== DATA SECTION ==
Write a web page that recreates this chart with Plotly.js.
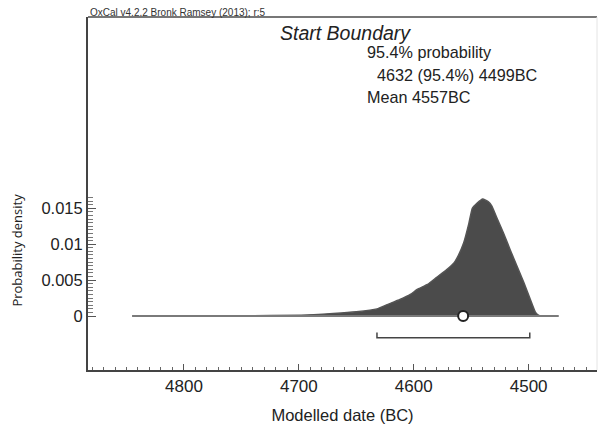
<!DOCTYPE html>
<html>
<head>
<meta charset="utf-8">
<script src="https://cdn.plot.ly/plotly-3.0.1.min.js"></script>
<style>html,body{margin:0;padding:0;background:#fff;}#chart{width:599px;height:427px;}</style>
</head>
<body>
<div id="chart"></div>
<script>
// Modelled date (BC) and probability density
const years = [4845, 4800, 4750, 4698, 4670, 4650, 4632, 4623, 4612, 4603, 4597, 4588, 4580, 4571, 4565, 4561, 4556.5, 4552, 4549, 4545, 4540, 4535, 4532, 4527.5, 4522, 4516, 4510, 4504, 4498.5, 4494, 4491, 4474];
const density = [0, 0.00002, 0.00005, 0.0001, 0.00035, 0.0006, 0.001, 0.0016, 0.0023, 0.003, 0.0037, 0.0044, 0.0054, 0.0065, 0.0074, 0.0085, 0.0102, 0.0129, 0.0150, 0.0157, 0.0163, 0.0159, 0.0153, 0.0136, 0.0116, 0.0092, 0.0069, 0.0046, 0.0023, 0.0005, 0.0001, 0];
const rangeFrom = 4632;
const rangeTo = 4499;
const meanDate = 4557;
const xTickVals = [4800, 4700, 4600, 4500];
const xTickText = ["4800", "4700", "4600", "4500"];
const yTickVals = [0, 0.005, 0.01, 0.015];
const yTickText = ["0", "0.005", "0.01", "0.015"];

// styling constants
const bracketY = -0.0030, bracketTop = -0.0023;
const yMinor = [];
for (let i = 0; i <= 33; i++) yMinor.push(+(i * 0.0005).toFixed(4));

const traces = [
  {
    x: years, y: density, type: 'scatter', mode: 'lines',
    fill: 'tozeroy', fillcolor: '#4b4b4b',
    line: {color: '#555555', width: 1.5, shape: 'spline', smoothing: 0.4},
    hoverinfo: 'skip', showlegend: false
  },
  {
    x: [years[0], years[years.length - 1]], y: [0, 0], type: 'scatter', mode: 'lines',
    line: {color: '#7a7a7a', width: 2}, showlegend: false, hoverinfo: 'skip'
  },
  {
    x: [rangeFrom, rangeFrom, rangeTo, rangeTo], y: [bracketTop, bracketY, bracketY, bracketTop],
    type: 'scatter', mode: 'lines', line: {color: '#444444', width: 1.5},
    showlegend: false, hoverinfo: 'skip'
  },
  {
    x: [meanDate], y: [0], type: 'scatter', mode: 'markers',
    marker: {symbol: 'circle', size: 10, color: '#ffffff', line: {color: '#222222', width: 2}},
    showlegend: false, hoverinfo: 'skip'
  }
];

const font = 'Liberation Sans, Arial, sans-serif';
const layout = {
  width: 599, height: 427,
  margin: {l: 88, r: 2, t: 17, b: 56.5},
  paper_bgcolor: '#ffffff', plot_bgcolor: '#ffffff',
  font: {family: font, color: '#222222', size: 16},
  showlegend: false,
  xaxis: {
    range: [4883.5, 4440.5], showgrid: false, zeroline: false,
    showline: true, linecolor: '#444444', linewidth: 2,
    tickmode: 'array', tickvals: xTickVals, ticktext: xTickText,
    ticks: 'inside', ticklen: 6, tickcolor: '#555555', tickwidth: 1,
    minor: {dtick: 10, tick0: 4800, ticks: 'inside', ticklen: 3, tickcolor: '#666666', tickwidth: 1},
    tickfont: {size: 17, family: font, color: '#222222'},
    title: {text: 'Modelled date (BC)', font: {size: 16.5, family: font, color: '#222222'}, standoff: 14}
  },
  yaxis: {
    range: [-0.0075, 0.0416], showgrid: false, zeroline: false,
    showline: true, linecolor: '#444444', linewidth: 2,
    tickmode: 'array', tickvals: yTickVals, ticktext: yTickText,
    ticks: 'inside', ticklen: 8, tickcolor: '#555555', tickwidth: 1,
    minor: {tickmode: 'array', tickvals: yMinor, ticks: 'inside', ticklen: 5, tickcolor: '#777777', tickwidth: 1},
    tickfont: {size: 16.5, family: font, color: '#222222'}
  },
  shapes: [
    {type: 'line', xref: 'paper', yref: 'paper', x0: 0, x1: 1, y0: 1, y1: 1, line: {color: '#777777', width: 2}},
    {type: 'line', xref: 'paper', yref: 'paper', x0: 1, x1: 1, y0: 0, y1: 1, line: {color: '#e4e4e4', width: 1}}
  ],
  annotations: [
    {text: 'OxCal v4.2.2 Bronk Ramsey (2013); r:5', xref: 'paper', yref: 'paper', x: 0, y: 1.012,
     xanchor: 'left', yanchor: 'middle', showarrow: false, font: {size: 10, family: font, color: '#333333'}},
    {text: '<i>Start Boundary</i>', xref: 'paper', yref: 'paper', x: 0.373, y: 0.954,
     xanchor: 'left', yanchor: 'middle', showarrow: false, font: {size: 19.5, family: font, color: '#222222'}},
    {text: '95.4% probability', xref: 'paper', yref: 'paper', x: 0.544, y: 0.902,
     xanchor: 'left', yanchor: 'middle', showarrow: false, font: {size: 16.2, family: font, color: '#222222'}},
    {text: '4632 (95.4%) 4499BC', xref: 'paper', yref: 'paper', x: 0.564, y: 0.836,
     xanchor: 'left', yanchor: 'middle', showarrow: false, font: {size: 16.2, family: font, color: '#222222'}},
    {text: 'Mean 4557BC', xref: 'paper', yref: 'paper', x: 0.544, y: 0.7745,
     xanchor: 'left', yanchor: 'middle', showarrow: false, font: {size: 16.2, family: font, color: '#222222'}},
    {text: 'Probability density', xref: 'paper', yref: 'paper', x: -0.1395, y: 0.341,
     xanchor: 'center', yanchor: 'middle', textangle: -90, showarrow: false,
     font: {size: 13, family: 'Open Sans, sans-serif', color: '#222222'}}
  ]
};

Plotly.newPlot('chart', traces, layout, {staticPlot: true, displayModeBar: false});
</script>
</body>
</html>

== YOUR INSTRUCTIONS ==
All of the material above needs to be restated exactly, with no pictures.

== SOLUTION FOR THIS PROBLEM ==
Write a web page that recreates this chart with Plotly.js.
<!DOCTYPE html>
<html>
<head>
<meta charset="utf-8">
<script src="https://cdn.plot.ly/plotly-3.0.1.min.js"></script>
<style>html,body{margin:0;padding:0;background:#fff;}#chart{width:599px;height:427px;}</style>
</head>
<body>
<div id="chart"></div>
<script>
// Modelled date (BC) and probability density
const years = [4845, 4800, 4750, 4698, 4670, 4650, 4632, 4623, 4612, 4603, 4597, 4588, 4580, 4571, 4565, 4561, 4556.5, 4552, 4549, 4545, 4540, 4535, 4532, 4527.5, 4522, 4516, 4510, 4504, 4498.5, 4494, 4491, 4474];
const density = [0, 0.00002, 0.00005, 0.0001, 0.00035, 0.0006, 0.001, 0.0016, 0.0023, 0.003, 0.0037, 0.0044, 0.0054, 0.0065, 0.0074, 0.0085, 0.0102, 0.0129, 0.0150, 0.0157, 0.0163, 0.0159, 0.0153, 0.0136, 0.0116, 0.0092, 0.0069, 0.0046, 0.0023, 0.0005, 0.0001, 0];
const rangeFrom = 4632;
const rangeTo = 4499;
const meanDate = 4557;
const xTickVals = [4800, 4700, 4600, 4500];
const xTickText = ["4800", "4700", "4600", "4500"];
const yTickVals = [0, 0.005, 0.01, 0.015];
const yTickText = ["0", "0.005", "0.01", "0.015"];

// styling constants
const bracketY = -0.0030, bracketTop = -0.0023;
const yMinor = [];
for (let i = 0; i <= 33; i++) yMinor.push(+(i * 0.0005).toFixed(4));

const traces = [
  {
    x: years, y: density, type: 'scatter', mode: 'lines',
    fill: 'tozeroy', fillcolor: '#4b4b4b',
    line: {color: '#555555', width: 1.5, shape: 'spline', smoothing: 0.4},
    hoverinfo: 'skip', showlegend: false
  },
  {
    x: [years[0], years[years.length - 1]], y: [0, 0], type: 'scatter', mode: 'lines',
    line: {color: '#7a7a7a', width: 2}, showlegend: false, hoverinfo: 'skip'
  },
  {
    x: [rangeFrom, rangeFrom, rangeTo, rangeTo], y: [bracketTop, bracketY, bracketY, bracketTop],
    type: 'scatter', mode: 'lines', line: {color: '#444444', width: 1.5},
    showlegend: false, hoverinfo: 'skip'
  },
  {
    x: [meanDate], y: [0], type: 'scatter', mode: 'markers',
    marker: {symbol: 'circle', size: 10, color: '#ffffff', line: {color: '#222222', width: 2}},
    showlegend: false, hoverinfo: 'skip'
  }
];

const font = 'Liberation Sans, Arial, sans-serif';
const layout = {
  width: 599, height: 427,
  margin: {l: 88, r: 2, t: 17, b: 56.5},
  paper_bgcolor: '#ffffff', plot_bgcolor: '#ffffff',
  font: {family: font, color: '#222222', size: 16},
  showlegend: false,
  xaxis: {
    range: [4883.5, 4440.5], showgrid: false, zeroline: false,
    showline: true, linecolor: '#444444', linewidth: 2,
    tickmode: 'array', tickvals: xTickVals, ticktext: xTickText,
    ticks: 'inside', ticklen: 6, tickcolor: '#555555', tickwidth: 1,
    minor: {dtick: 10, tick0: 4800, ticks: 'inside', ticklen: 3, tickcolor: '#666666', tickwidth: 1},
    tickfont: {size: 17, family: font, color: '#222222'},
    title: {text: 'Modelled date (BC)', font: {size: 16.5, family: font, color: '#222222'}, standoff: 14}
  },
  yaxis: {
    range: [-0.0075, 0.0416], showgrid: false, zeroline: false,
    showline: true, linecolor: '#444444', linewidth: 2,
    tickmode: 'array', tickvals: yTickVals, ticktext: yTickText,
    ticks: 'inside', ticklen: 8, tickcolor: '#555555', tickwidth: 1,
    minor: {tickmode: 'array', tickvals: yMinor, ticks: 'inside', ticklen: 5, tickcolor: '#777777', tickwidth: 1},
    tickfont: {size: 16.5, family: font, color: '#222222'}
  },
  shapes: [
    {type: 'line', xref: 'paper', yref: 'paper', x0: 0, x1: 1, y0: 1, y1: 1, line: {color: '#777777', width: 2}},
    {type: 'line', xref: 'paper', yref: 'paper', x0: 1, x1: 1, y0: 0, y1: 1, line: {color: '#e4e4e4', width: 1}}
  ],
  annotations: [
    {text: 'OxCal v4.2.2 Bronk Ramsey (2013); r:5', xref: 'paper', yref: 'paper', x: 0, y: 1.012,
     xanchor: 'left', yanchor: 'middle', showarrow: false, font: {size: 10, family: font, color: '#333333'}},
    {text: '<i>Start Boundary</i>', xref: 'paper', yref: 'paper', x: 0.373, y: 0.954,
     xanchor: 'left', yanchor: 'middle', showarrow: false, font: {size: 19.5, family: font, color: '#222222'}},
    {text: '95.4% probability', xref: 'paper', yref: 'paper', x: 0.544, y: 0.902,
     xanchor: 'left', yanchor: 'middle', showarrow: false, font: {size: 16.2, family: font, color: '#222222'}},
    {text: '4632 (95.4%) 4499BC', xref: 'paper', yref: 'paper', x: 0.564, y: 0.836,
     xanchor: 'left', yanchor: 'middle', showarrow: false, font: {size: 16.2, family: font, color: '#222222'}},
    {text: 'Mean 4557BC', xref: 'paper', yref: 'paper', x: 0.544, y: 0.7745,
     xanchor: 'left', yanchor: 'middle', showarrow: false, font: {size: 16.2, family: font, color: '#222222'}},
    {text: 'Probability density', xref: 'paper', yref: 'paper', x: -0.1395, y: 0.341,
     xanchor: 'center', yanchor: 'middle', textangle: -90, showarrow: false,
     font: {size: 13, family: 'Open Sans, sans-serif', color: '#222222'}}
  ]
};

Plotly.newPlot('chart', traces, layout, {staticPlot: true, displayModeBar: false});
</script>
</body>
</html>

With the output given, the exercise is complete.